La muerte es posiblemente el tema más recurrente a lo largo de la historia de la cultura. Entre otras cosas, claro, porque todos nos moriremos un día y porque nadie ha vuelto del más allá para ilustrarnos sobre la experiencia. Del mismo modo que los mejores libros sobre la muerte terminan siendo una auténtica celebración de la vida, en los réquiem, hay también mucha vitalidad, pese a tratarse de composiciones musicales pensadas expresamente para las misas de difuntos. Por la belleza que encierran, por lo que simbolizan, por su intensidad. Es una despedida y, por lo tanto, una forma también de echar la vista atrás y celebrar la vida de quien se va.
Uno de los réquiem más célebres es sin duda el Réquiem en re menor de Mozart, que ayer por la tarde interpretaron el Orfeón Complutense, la Orquesta Ciudad de Alcalá y la Coral Maestro Barbieri de Madrid en la sala sinfónica del Auditorio Nacional. Como siempre aviso cuando escribo de música clásica, estoy lejos de ser un experto. No puedo captar los detalles, carezca de conocimientos y, a veces, cuando veo que los músicos hacen algún gesto o se miran de cierta forma, intuyo que algo no les ha encajado, pero soy incapaz de percibirlo.
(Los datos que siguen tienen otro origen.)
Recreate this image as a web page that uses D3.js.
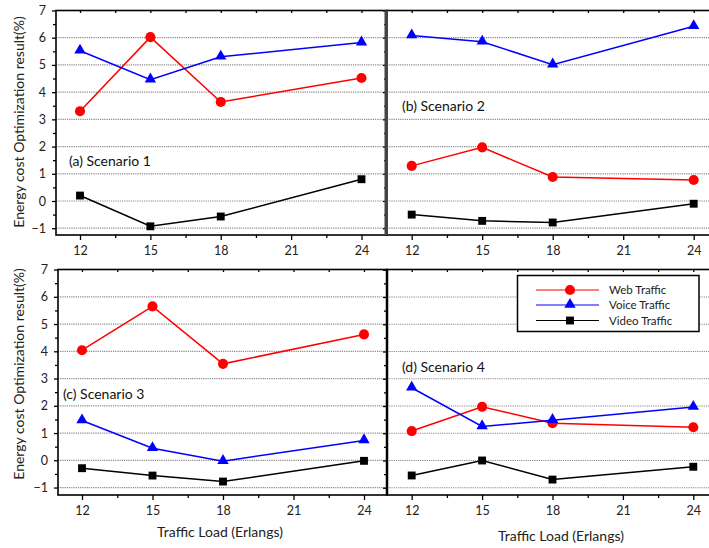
<!DOCTYPE html>
<html>
<head>
<meta charset="utf-8">
<script src="https://cdn.jsdelivr.net/npm/d3@7"></script>
<style>
  html, body { margin: 0; padding: 0; background: #fff; }
  svg { display: block; font-family: Lato, "Open Sans", sans-serif; }
</style>
</head>
<body>
<svg id="chart" width="709" height="548"></svg>
<script>
// ---- Data ----
const trafficLoads = [12, 15, 18, 24];
const xTickValues = [12, 15, 18, 21, 24];
const yTickValues = [-1, 0, 1, 2, 3, 4, 5, 6, 7];
const seriesNames = ["Web Traffic", "Voice Traffic", "Video Traffic"];
const panelTitles = ["(a) Scenario 1", "(b) Scenario 2", "(c) Scenario 3", "(d) Scenario 4"];

const webA = [3.3, 6.02, 3.64, 4.52];
const voiceA = [5.52, 4.46, 5.3, 5.82];
const videoA = [0.2, -0.93, -0.57, 0.8];

const webB = [1.29, 1.97, 0.88, 0.77];
const voiceB = [6.08, 5.85, 5.01, 6.42];
const videoB = [-0.5, -0.73, -0.79, -0.1];

const webC = [4.04, 5.65, 3.54, 4.62];
const voiceC = [1.46, 0.44, -0.03, 0.73];
const videoC = [-0.29, -0.56, -0.78, -0.02];

const webD = [1.08, 1.97, 1.37, 1.22];
const voiceD = [2.67, 1.25, 1.48, 1.96];
const videoD = [-0.55, 0.0, -0.7, -0.23];

const yAxisTitle = "Energy cost Optimization result(%)";
const xAxisTitle = "Traffic Load (Erlangs)";

// ---- Layout ----
const colors = ["#ff0000", "#0000ff", "#000000"];
const svg = d3.select("#chart");
const symTypes = [d3.symbolCircle, d3.symbolTriangle, d3.symbolSquare];
const symSizes = [80, 56, 62];

const panels = [
  { web: webA, voice: voiceA, video: videoA, title: panelTitles[0],
    box: [56, 10.5, 387, 235], xr: [80, 361.5], yr: [201, 37.7], titlePos: [69, 166], yLabels: true, xTitle: false },
  { web: webB, voice: voiceB, video: videoB, title: panelTitles[1],
    box: [387, 10.5, 714, 235], xr: [411.7, 693.7], yr: [201, 37.7], titlePos: [402, 111], yLabels: false, xTitle: false },
  { web: webC, voice: voiceC, video: videoC, title: panelTitles[2],
    box: [58, 269.5, 387, 495], xr: [82, 364], yr: [460.3, 296.8], titlePos: [63, 399], yLabels: true, xTitle: true, xTitlePos: [220, 537] },
  { web: webD, voice: voiceD, video: videoD, title: panelTitles[3],
    box: [387, 269.5, 714, 495], xr: [411.7, 693.3], yr: [460.5, 297], titlePos: [402, 372], yLabels: false, xTitle: true, xTitlePos: [561, 541] }
];

panels.forEach((p, i) => {
  const [x0, y0, x1, y1] = p.box;
  const x = d3.scaleLinear().domain([12, 24]).range(p.xr);
  const y = d3.scaleLinear().domain([0, 6]).range(p.yr);
  const g = svg.append("g");

  // gridlines
  g.selectAll(".grid").data(yTickValues.filter(v => v < 7)).enter().append("line")
    .attr("x1", x0).attr("x2", x1)
    .attr("y1", d => y(d)).attr("y2", d => y(d))
    .attr("stroke", "#8a8a8a").attr("stroke-width", 1.2)
    .attr("stroke-dasharray", "1.2,1");

  // y axis (left)
  const yAxis = d3.axisLeft(y).tickValues(yTickValues).tickSize(4).tickPadding(6)
    .tickFormat(p.yLabels ? d3.format("d") : () => "");
  const ya = g.append("g").attr("transform", `translate(${x0},0)`).call(yAxis);
  ya.select(".domain").remove();
  const yMinor = d3.axisLeft(y).tickValues(d3.range(-1, 7, 1).map(v => v + 0.5)).tickSize(3).tickFormat(() => "");
  const ym = g.append("g").attr("transform", `translate(${x0},0)`).call(yMinor);
  ym.select(".domain").remove();

  // x axis (bottom)
  const xAxis = d3.axisBottom(x).tickValues(xTickValues).tickSize(5).tickPadding(6).tickFormat(d3.format("d"));
  const xa = g.append("g").attr("transform", `translate(0,${y1})`).call(xAxis);
  xa.select(".domain").remove();
  const xMinor = d3.axisBottom(x).tickValues([13.5, 16.5, 19.5, 22.5]).tickSize(3).tickFormat(() => "");
  const xm = g.append("g").attr("transform", `translate(0,${y1})`).call(xMinor);
  xm.select(".domain").remove();
  // top mirrored ticks
  const xTop = d3.axisBottom(x).tickValues([12, 13.5, 15, 16.5, 18, 19.5, 21, 22.5, 24]).tickSize(2.5).tickFormat(() => "");
  const xt = g.append("g").attr("transform", `translate(0,${y0})`).call(xTop);
  xt.select(".domain").remove();

  [ya, ym, xa, xm, xt].forEach(a => {
    a.selectAll("line").attr("stroke", "#000").attr("stroke-width", 1.3);
    a.selectAll("text").attr("fill", "#222").style("font-size", "12.5px").style("font-family", "Lato, sans-serif");
  });

  // frame
  g.append("rect").attr("x", x0).attr("y", y0).attr("width", x1 - x0).attr("height", y1 - y0)
    .attr("fill", "none").attr("stroke", "#000").attr("stroke-width", 1.6);

  // panel title
  g.append("text").attr("x", p.titlePos[0]).attr("y", p.titlePos[1])
    .style("font-size", "14px").attr("fill", "#111").text(p.title);

  // series
  const seriesData = [p.web, p.voice, p.video];
  const line = d3.line().x((d, j) => x(trafficLoads[j])).y(d => y(d));
  seriesData.forEach((vals, s) => {
    g.append("path").datum(vals).attr("d", line)
      .attr("fill", "none").attr("stroke", colors[s]).attr("stroke-width", 1.5);
    g.selectAll(".m" + s).data(vals).enter().append("path")
      .attr("d", d3.symbol().type(symTypes[s]).size(symSizes[s]))
      .attr("transform", (d, j) => `translate(${x(trafficLoads[j])},${y(d) + (s === 1 ? -0.5 : 0)})`)
      .attr("fill", colors[s]);
  });

  if (p.xTitle) {
    g.append("text").attr("x", p.xTitlePos[0]).attr("y", p.xTitlePos[1])
      .attr("text-anchor", "middle").style("font-size", "14px").attr("fill", "#222").text(xAxisTitle);
  }
});

// divider thick line between left and right panels
svg.append("rect").attr("x", 384.5).attr("y", 10.5).attr("width", 3.5).attr("height", 224.5).attr("fill", "#444");
svg.append("line").attr("x1", 387).attr("x2", 387).attr("y1", 269.5).attr("y2", 495).attr("stroke", "#000").attr("stroke-width", 2.5);

// y axis titles
[122, 374].forEach(cy => {
  svg.append("text").attr("transform", `translate(19,${cy}) rotate(-90)`)
    .attr("text-anchor", "middle").attr("dy", "0.35em")
    .style("font-size", "14px").attr("fill", "#222").text(yAxisTitle);
});

// legend
const lg = svg.append("g");
lg.append("rect").attr("x", 517.5).attr("y", 275.5).attr("width", 181.5).attr("height", 56)
  .attr("fill", "#fff").attr("stroke", "#000").attr("stroke-width", 1.5);
const legendRows = [290, 305, 320.5];
seriesNames.forEach((name, s) => {
  const ry = legendRows[s];
  lg.append("line").attr("x1", 536).attr("x2", 599).attr("y1", ry).attr("y2", ry)
    .attr("stroke", colors[s]).attr("stroke-width", 1.2);
  lg.append("path").attr("d", d3.symbol().type(symTypes[s]).size(symSizes[s]))
    .attr("transform", `translate(570,${ry + (s === 1 ? -0.5 : 0)})`).attr("fill", colors[s]);
  lg.append("text").attr("x", 609).attr("y", ry).attr("dy", "0.35em")
    .style("font-size", "11.5px").attr("fill", "#222").text(name);
});
</script>
</body>
</html>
Soy un absoluto neófito, en fin, así que no puedo más que intentar plasmar con palabras las emociones provocadas por las composiciones, el asombro del trabajo en equipo de tantas personas dando vida a piezas compuestas hace siglos.
Disfruté mucho ayer en el Auditorio, como siempre que voy, porque es siempre refugio, un espacio seguro de armonía y belleza frente al ruido de ahí fuera. Ya antes de empezar el concierto, quedé impresionado por la cantidad de personas en el escenario, con más de un centenar entre músicos, miembros de la coral y componentes del orfeón. Se repitió esa sensación de asombro y fascinación cada vez que los miembros de la coral se ponían en pie, lo que presagiaba un nuevo pasaje con todas sus voces enlazándose con armonía y exquisita precisión con la música de la orquesta.
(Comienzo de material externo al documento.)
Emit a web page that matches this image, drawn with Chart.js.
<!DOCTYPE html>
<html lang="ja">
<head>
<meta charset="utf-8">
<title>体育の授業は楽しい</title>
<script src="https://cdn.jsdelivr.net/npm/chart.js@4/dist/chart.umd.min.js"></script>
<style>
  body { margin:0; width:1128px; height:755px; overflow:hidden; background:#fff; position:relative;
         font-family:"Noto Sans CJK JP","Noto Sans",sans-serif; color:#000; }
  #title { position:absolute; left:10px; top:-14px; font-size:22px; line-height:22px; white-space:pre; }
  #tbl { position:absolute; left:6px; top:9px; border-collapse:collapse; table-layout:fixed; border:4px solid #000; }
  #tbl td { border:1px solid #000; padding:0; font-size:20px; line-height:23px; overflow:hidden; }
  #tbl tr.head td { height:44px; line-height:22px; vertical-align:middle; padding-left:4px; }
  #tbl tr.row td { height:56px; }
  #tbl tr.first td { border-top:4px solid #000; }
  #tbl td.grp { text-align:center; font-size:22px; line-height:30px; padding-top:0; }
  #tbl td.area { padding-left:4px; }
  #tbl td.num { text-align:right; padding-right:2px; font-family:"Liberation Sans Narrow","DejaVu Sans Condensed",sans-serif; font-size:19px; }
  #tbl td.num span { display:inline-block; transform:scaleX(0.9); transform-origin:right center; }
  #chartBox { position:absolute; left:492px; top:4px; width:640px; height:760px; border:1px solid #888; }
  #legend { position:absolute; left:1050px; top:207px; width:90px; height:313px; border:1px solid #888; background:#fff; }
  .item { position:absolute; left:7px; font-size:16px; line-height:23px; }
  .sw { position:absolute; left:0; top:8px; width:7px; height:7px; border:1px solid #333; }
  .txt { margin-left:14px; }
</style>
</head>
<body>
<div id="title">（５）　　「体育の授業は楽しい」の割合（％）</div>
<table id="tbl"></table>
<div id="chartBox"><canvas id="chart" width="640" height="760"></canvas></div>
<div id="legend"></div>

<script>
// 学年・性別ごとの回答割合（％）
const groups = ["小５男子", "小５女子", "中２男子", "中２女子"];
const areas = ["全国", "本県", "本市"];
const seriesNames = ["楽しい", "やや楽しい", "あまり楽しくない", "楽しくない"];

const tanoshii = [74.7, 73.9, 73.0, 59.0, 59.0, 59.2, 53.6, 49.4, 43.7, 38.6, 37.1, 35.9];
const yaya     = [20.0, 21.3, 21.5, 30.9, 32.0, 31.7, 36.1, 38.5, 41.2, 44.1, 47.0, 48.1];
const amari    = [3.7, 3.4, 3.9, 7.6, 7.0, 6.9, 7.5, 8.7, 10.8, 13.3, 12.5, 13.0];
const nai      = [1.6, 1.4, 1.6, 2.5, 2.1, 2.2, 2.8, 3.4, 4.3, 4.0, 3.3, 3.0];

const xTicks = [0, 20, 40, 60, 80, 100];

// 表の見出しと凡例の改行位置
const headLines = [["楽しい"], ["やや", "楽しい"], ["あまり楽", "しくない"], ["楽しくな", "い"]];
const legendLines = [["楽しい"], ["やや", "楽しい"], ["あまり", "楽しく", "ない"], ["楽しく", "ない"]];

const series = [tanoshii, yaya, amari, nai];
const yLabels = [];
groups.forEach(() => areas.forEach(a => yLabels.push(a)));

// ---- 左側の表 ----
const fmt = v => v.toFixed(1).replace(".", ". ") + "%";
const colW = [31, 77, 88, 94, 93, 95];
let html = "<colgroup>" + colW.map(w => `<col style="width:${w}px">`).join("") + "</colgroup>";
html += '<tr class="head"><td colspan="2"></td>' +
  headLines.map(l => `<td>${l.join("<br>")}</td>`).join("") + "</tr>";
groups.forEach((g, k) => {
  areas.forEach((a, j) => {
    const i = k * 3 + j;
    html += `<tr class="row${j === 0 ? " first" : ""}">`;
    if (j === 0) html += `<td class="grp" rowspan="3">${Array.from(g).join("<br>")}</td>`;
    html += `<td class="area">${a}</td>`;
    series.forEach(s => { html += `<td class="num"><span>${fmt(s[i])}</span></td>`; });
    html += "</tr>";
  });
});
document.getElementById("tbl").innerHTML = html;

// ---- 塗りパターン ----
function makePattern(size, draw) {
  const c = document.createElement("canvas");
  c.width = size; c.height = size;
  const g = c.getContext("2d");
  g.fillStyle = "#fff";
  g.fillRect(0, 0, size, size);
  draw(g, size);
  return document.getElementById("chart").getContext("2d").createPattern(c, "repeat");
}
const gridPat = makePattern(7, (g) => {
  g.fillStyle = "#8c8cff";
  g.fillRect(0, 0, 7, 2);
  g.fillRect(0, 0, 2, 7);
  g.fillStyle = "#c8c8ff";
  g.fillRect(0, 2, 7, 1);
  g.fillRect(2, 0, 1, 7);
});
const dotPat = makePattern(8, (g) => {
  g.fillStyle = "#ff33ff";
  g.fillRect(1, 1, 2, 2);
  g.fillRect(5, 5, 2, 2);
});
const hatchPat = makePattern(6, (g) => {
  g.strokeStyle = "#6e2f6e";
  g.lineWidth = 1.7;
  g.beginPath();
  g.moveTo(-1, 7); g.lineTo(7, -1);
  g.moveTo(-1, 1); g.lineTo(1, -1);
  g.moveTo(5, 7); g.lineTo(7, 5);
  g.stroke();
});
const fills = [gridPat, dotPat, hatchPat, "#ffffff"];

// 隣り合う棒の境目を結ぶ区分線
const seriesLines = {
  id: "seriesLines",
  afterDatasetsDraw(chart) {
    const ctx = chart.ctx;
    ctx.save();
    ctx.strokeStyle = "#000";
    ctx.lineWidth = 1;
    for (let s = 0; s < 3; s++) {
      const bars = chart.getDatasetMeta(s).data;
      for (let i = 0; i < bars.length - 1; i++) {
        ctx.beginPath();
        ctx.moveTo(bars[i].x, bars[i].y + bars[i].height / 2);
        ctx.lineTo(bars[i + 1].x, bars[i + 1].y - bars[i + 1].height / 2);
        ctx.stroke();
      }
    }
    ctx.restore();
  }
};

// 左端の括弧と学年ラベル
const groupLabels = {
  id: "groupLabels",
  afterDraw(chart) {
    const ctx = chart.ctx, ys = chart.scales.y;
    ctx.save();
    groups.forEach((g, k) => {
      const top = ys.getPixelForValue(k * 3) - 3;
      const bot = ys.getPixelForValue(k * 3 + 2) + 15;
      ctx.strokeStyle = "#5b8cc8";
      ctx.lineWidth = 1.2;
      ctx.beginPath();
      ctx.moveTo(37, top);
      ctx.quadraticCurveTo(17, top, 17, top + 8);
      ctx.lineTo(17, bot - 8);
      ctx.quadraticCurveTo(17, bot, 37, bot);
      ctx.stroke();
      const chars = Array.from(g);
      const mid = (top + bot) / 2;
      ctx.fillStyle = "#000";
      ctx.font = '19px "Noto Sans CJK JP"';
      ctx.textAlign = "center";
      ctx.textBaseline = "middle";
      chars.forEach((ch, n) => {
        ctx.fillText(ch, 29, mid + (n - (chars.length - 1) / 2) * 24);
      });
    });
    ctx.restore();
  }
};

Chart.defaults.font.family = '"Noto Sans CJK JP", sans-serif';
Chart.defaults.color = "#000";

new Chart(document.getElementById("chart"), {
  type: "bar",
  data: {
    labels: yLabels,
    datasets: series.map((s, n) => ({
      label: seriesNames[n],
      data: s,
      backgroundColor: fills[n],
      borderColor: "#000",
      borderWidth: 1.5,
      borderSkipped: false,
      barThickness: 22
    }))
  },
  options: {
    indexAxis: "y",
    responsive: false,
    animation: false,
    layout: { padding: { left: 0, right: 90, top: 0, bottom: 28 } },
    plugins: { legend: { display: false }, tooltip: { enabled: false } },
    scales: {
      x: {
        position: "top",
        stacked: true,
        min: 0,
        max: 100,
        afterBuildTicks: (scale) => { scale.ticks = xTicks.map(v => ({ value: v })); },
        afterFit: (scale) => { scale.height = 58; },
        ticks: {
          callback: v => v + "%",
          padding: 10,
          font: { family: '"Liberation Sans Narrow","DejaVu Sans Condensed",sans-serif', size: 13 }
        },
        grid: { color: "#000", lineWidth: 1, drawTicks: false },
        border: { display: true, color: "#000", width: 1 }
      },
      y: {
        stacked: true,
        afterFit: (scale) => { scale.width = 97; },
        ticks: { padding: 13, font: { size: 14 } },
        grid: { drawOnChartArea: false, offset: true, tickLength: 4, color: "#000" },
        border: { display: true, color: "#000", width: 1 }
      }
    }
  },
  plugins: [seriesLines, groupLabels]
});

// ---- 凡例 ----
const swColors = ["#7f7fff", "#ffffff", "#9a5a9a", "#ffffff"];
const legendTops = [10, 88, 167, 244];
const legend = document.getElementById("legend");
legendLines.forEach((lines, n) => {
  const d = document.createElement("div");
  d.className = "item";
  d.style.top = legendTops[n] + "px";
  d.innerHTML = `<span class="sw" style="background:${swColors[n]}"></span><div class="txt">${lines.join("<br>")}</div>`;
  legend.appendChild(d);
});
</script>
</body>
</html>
Pensé entonces que ver a tantas personas juntas, cediendo el protagonismo en el grupo, fundiéndose con sus compañeros, poniendo su talento individual al servicio del colectivo, que representaciones así tienen algo de metáfora de la sociedad. Simbolizan lo que se puede lograr en equipo, buscando un fin común. En este caso, transformar en emociones y lirismo las notas y las letras plasmadas en la partitura. Volver a obrar el milagro tanto tiempo después de cautivar como la primera vez con el Réquiem de Mozart, porque siempre es la primera vez para alguien. También es bello recordarnos que, en medio de tantas guerras y tanto horror, el ser humano sigue siendo capaz de alcanzar estas cotas de belleza, de crear algo genuinamente hermoso y apasionante, de preservarlo y volver a darle vida.
También gusta recordar la peculiar y hasta un tanto esotérica historia del Réquiem de Mozart, que fue su última obra y también una de las más influyentes y valoradas. Cuentan que todo empezó cuando un hombre vestido de negro que no quiso identificarse encargó a Mozart un réquiem. Se supo después que era un enviado del conde Franz von Walsegg, quien quería hacer pasar por suya la composición del réquiem para dedicárselo a su esposa. Mozart se obsesionó entonces con la muerte y comenzó a componer el Réquiem, pensando en su propia misa de difunto, en sus propio funeral. Murió el el 5 de diciembre de 1791, sin tiempo de terminar su composición, que, por encargo de su mujer, acabó su discípulo Franz Xaver Süssmayr.
La de ayer fue, en fin, una tarde maravillosa en el Auditorio Nacional. Una tarde excelente para recordar que existen refugios y lugares seguros consagrados a la belleza y la armonía, que están ahí al alcance de todos y nos ofrecen un momento para aparcar fuera las prisas, las urgencias, los dramas del primer mundo, las injusticias y los espantos varios. Durante el tiempo que duró el concierto, mientras la música y las voces de la coral y el orfeón siguieron sonando, nada importaba más que la belleza que ese centenar de personas estaba creando, nada existía de un modo tan auténtico y poderoso como el Réquiem de Mozart.